Transportability of Causal Effects in Principal Strata
November 19, 2023
Randomized clinical trials (RCTs) are the gold standard for producing evidence of treatment effects with high internal validity. Trial results, however, often impact populations that differ from those who enrolled in the trial. Differences between the trial and so-called target population can limit the relevance of trial findings for the target population. Methods in the generalizability and transportability literature aim to produce a treatment effect estimate that applies to a target population of interest. However, in randomized trials, participant non-adherence to the study medication or intervention can dramatically alter the interpretation of transported treatment effect estimates.

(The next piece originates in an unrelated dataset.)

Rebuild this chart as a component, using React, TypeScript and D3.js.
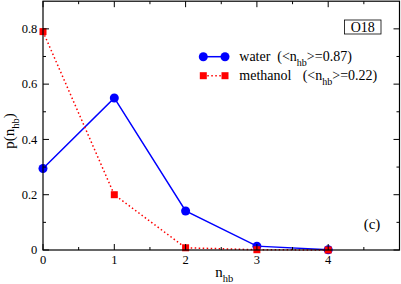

If non-adherence patterns are expected to differ between the trial participants and those in the target population, the transported effect may no longer reflect the underlying effect of the treatment in the target population. In this work, we develop methods to address these concerns using a principal stratification approach to define subsets of the target population with distinct latent compliance patterns. These subsets form the basis of a transportability problem that we approach using causal inference techniques: defining scientifically-relevant estimands, clarifying necessary identification assumptions, and specifying theory-based estimation and inference techniques. This work addresses some common limitations of RCT data and thus makes such data more useful to clinicians and patients. Our proposed framework can also handle transportation of effects in any principal strata and thus has applicability beyond dealing with non-adherence.